President Seeks to Reassures Jittery Markets, Investors After China Premier's Remarks.

Investors should have "absolute confidence" in money placed with the United States, President Barack Obama said during an appearance with Brazilian President Luiz Inacio Lula da Silva at the White House today.

Obama and Lula da Silva held a private meeting for more than an hour before taking questions from reporters.

Obama was asked about Chinese Prime Minister Wen Jiabao's expression of concern Friday that the Chinese investment of approximately $1 trillion in U.S. Treasury bills could be losing value.

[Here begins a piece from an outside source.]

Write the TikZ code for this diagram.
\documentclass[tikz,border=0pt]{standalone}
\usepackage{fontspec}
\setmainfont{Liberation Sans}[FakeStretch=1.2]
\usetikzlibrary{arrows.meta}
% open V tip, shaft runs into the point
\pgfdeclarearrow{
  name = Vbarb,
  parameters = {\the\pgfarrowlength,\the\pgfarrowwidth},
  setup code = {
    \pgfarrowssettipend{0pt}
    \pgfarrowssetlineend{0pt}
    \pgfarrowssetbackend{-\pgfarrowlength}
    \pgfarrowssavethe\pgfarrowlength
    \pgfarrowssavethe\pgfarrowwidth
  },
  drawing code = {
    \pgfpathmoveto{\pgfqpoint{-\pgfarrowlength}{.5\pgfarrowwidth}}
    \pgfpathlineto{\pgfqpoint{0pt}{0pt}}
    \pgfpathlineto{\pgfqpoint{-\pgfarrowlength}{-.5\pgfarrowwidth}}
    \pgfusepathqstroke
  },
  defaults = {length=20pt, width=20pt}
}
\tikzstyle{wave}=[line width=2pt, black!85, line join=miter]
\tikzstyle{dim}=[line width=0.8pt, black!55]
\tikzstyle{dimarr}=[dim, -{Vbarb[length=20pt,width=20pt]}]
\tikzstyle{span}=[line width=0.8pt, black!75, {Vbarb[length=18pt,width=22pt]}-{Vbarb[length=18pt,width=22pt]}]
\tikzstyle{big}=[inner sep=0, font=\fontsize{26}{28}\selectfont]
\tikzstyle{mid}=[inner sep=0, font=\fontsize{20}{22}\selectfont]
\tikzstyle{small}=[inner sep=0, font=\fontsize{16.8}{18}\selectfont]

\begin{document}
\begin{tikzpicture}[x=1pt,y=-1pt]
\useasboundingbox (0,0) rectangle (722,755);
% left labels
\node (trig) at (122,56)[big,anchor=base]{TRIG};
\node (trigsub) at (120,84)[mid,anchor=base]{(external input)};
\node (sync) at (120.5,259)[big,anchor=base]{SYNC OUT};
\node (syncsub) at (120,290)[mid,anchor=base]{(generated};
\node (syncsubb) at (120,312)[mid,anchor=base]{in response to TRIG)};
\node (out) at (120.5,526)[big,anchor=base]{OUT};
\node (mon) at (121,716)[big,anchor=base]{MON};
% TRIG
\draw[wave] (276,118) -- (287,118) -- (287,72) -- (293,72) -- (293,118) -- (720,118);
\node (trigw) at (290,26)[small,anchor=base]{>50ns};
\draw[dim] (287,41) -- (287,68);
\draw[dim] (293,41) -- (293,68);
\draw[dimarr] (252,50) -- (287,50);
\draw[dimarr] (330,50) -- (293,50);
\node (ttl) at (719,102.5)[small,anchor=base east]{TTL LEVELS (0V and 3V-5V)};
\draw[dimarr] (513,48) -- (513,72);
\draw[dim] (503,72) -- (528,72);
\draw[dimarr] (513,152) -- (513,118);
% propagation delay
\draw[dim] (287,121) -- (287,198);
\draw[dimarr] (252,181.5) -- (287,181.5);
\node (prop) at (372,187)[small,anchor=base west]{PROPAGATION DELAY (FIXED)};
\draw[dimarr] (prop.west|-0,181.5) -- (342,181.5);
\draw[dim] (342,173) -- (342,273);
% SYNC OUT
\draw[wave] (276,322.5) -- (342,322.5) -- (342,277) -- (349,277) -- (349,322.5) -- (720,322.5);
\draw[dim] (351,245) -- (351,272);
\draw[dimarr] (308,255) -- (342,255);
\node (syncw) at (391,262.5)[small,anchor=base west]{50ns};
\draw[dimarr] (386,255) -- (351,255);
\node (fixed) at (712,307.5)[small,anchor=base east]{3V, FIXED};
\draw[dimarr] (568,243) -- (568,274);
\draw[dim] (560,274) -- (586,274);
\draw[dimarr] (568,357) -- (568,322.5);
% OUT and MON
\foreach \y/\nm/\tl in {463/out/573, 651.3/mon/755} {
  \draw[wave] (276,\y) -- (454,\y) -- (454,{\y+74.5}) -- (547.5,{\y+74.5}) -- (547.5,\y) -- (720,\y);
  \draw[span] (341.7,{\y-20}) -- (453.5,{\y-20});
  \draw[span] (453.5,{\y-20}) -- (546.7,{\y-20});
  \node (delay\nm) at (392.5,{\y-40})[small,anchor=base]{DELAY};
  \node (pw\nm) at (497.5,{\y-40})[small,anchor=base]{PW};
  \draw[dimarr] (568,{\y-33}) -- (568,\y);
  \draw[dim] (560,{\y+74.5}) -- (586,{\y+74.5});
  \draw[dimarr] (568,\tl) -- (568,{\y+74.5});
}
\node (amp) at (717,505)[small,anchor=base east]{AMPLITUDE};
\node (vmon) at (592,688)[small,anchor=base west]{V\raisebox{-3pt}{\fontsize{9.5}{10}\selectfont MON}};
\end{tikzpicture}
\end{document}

"I think that not just the Chinese government, but every investor can have absolute confidence in the soundness of investments in the United States, and that it is not just in U.S.-issued Treasury notes but also in the private sector and the commerce and the industry that has made this the most dynamic economy in the world," Obama said.

The president dismissed reports of disagreement at the G-20 conference of finance ministers this weekend over whether regulation or fiscal stimulus would best to reboot the global economy.

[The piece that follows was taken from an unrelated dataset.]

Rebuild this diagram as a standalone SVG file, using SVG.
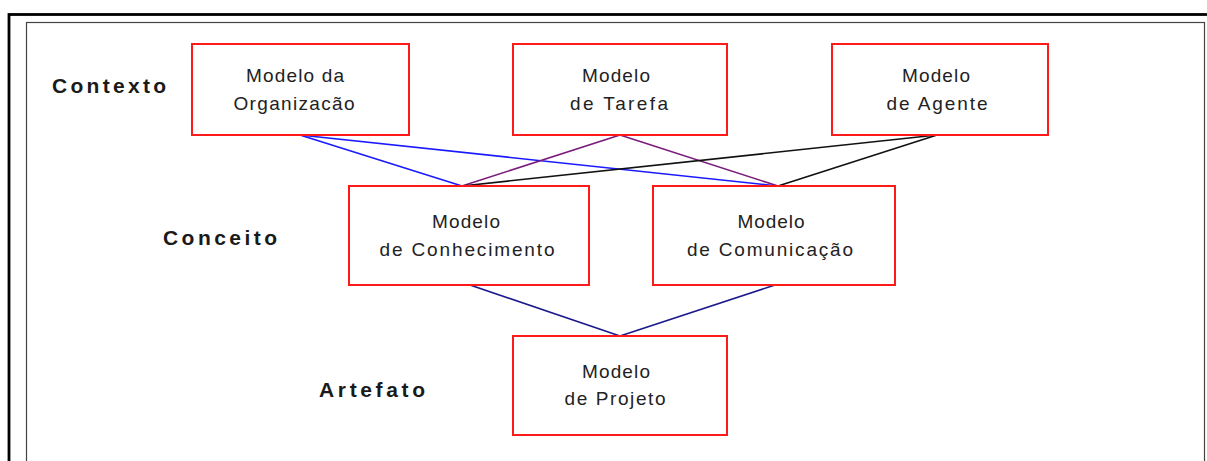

"I don't know where this notion has emerged that there are sides with respect to the G-20," Obama said. "This is not a either-or question, this is a both-and question. We do believe that it is important for all countries around the world to step in and figure out how we can ensure that we are compensating for the drastic contraction in global demand."

Obama said a "whole range of approaches" on fixing the economy are possible.

"Fiscal stimulus is only one leg in the stool," he said. "We have to do financial regulation, and nobody is going to be a more vigorous promoter of the need for a reform of our financial systems. I think most of those initiatives are going to be taking place in individual countries, but there's going to need to be coordination between the various countries."

The two leaders were expected to discuss a range of issues, including U.S. ethanol imports from Brazil, which have been a source of disagreement for the competition they pose to U.S. producers. Obama said that "tension can get resolved" over time.

Lula da Silva invited the president to try out a flex-fuel car when he visits Brazil.

"I actually had a flex-fuel vehicle," Obama replied. "But one of the problems here in the United States is, is that we don't have enough gas stations that have biofuels in them. So that's one of the areas that we need to change our distribution networks here in the United States."

The appearance was punctuated by light moments.

"I'm praying more for him than I pray for myself," said Lula da Silva. "Because with just 40 days in office -- to suffer and to face such a terrible crisis the U.S. is facing today, I don't want to be in his position."